_INSTRUCTION_
Say how many lines include the word "this". Reply with nothing but the number.
BEGIN PROVIDED DATA
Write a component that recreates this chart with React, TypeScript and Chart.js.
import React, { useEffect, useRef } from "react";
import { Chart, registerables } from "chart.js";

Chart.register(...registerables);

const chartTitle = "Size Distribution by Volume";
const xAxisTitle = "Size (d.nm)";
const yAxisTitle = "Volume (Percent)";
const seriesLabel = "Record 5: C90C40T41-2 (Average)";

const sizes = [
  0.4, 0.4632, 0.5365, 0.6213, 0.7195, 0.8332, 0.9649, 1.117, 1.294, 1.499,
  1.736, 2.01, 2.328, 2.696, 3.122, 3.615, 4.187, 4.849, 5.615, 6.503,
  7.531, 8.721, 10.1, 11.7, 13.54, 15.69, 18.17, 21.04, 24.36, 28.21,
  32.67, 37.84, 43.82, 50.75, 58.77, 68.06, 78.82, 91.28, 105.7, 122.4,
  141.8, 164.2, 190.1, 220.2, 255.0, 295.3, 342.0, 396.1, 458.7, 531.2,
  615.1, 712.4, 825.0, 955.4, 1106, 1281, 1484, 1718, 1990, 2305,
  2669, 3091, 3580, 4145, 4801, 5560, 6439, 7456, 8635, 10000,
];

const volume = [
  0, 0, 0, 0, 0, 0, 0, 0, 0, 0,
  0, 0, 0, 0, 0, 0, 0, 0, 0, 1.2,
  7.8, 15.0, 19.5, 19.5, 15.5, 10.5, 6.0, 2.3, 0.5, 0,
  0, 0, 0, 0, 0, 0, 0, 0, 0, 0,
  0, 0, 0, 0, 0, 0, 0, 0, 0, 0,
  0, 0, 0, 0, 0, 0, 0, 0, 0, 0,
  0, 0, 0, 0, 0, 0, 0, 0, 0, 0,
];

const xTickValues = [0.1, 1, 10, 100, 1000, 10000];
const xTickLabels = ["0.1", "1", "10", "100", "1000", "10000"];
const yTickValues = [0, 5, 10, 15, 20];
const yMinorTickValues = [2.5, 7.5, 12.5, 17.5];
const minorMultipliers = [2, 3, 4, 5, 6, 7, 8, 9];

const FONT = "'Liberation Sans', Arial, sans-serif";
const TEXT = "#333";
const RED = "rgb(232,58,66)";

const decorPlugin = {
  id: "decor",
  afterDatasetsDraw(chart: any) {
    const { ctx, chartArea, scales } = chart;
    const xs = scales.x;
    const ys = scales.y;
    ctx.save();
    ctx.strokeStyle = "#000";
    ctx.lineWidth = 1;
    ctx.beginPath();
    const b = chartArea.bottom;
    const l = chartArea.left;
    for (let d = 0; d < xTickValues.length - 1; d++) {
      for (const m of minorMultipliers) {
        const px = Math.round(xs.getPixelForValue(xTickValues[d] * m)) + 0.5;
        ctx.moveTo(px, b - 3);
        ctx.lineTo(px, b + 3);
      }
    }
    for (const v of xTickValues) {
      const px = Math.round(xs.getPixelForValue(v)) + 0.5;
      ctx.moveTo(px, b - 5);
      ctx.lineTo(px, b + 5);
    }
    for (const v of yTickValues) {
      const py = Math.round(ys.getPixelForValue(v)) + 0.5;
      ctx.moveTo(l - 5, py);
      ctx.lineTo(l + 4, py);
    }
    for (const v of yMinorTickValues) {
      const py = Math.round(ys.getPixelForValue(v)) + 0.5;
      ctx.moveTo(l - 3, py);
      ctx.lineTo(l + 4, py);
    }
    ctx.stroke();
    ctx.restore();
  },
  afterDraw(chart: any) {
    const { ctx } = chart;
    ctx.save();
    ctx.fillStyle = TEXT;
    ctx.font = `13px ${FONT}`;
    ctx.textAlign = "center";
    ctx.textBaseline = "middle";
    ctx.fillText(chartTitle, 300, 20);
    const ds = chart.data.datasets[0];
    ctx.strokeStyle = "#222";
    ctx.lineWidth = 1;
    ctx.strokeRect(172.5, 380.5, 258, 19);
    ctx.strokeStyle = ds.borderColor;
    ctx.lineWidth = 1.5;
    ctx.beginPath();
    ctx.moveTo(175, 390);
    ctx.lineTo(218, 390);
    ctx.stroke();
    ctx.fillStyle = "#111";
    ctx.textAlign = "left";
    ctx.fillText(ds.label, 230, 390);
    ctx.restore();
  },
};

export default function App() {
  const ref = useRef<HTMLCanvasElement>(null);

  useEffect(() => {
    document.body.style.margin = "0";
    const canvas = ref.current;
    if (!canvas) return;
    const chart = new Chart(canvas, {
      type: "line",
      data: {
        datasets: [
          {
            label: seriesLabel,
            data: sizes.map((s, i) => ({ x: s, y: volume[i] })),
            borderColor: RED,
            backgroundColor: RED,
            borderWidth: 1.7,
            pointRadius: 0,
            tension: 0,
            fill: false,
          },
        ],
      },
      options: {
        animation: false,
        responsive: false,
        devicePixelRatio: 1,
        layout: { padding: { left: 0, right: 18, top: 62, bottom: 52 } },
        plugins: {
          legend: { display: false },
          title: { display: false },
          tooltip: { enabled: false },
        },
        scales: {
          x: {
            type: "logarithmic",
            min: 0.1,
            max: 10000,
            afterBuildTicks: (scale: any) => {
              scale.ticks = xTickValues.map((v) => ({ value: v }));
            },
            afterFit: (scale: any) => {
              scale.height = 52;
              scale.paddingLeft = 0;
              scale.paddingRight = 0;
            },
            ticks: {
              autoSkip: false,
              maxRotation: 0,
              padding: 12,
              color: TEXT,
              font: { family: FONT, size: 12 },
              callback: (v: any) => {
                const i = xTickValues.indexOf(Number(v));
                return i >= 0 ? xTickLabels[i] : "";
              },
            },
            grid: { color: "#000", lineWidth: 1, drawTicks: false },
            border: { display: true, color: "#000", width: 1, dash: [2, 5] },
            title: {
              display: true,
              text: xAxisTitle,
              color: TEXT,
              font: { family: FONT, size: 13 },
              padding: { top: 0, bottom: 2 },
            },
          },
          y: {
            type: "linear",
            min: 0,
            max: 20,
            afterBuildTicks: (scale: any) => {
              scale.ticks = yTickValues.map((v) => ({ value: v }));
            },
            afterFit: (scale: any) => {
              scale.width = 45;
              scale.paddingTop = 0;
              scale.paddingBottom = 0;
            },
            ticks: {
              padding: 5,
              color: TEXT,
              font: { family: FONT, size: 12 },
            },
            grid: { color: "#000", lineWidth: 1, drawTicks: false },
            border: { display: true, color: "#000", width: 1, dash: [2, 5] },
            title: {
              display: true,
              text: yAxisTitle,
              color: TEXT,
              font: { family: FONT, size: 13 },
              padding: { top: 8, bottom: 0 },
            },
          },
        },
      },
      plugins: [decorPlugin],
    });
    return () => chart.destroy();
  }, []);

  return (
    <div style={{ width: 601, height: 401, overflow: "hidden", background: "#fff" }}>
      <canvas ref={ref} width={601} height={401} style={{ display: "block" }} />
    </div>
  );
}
END PROVIDED DATA
BEGIN PROVIDED DATA
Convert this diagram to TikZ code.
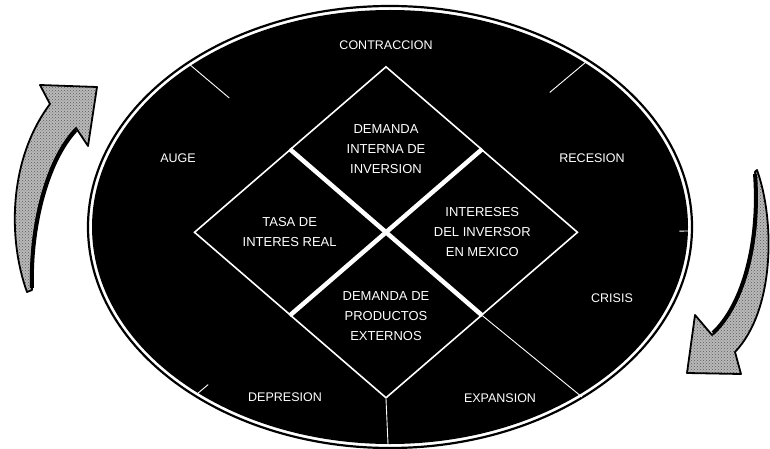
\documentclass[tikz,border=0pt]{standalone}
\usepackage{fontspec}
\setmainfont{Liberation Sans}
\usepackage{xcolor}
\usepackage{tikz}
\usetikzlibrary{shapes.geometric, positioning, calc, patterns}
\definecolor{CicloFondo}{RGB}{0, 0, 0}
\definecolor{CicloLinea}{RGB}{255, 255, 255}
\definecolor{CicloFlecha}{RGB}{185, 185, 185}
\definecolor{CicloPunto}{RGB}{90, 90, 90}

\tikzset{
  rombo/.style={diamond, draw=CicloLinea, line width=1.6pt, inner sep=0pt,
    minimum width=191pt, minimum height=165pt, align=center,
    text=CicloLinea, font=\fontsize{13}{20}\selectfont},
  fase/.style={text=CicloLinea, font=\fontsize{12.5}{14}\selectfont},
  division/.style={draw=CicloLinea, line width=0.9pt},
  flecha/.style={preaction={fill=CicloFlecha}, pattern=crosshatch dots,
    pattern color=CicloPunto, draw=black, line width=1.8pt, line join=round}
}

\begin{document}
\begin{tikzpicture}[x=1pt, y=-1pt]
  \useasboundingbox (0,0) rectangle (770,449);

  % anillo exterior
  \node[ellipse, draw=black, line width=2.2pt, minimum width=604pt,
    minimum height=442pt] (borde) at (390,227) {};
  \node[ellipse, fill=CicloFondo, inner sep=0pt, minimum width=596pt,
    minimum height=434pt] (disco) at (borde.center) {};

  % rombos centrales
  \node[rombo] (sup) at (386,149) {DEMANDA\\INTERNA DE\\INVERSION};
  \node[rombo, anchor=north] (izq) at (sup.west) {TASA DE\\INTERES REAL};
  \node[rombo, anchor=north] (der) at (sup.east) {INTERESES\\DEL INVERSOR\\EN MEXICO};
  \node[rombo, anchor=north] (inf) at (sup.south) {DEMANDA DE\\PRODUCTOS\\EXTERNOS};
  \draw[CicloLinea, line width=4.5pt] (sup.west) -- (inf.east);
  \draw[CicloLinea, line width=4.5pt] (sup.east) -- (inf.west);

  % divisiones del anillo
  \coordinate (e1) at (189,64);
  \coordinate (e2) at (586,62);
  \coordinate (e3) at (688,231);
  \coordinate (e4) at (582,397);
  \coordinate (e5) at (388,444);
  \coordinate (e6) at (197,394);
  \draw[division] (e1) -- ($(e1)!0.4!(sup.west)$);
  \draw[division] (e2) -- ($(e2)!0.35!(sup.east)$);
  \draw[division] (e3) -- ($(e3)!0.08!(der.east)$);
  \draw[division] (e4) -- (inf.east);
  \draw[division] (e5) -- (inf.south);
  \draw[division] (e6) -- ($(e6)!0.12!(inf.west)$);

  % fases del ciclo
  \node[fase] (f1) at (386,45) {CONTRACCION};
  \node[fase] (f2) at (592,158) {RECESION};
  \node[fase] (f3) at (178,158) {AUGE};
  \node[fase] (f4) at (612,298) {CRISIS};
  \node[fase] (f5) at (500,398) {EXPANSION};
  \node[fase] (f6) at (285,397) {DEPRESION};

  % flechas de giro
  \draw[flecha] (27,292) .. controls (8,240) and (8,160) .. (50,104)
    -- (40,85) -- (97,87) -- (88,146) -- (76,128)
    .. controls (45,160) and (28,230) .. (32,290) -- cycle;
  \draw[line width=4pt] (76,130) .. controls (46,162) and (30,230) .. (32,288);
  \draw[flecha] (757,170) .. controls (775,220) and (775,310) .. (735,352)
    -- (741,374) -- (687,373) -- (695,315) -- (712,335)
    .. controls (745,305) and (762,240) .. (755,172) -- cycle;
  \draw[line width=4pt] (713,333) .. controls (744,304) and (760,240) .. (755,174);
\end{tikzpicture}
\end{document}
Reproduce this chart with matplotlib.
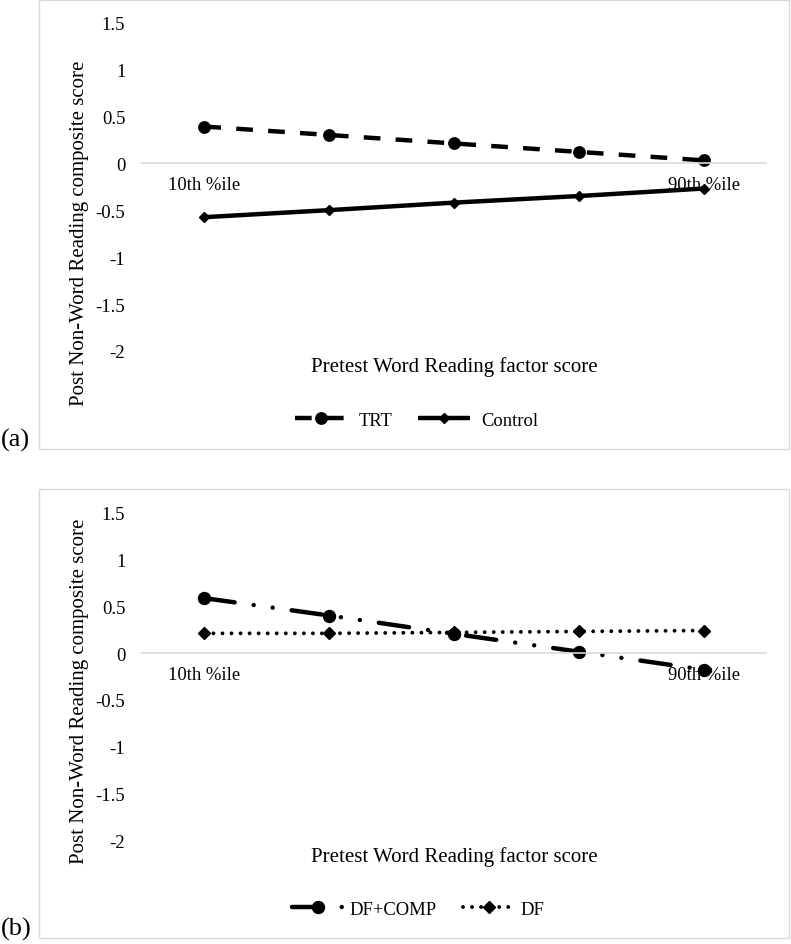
END PROVIDED DATA
_EXERCISE RESPONSE_
3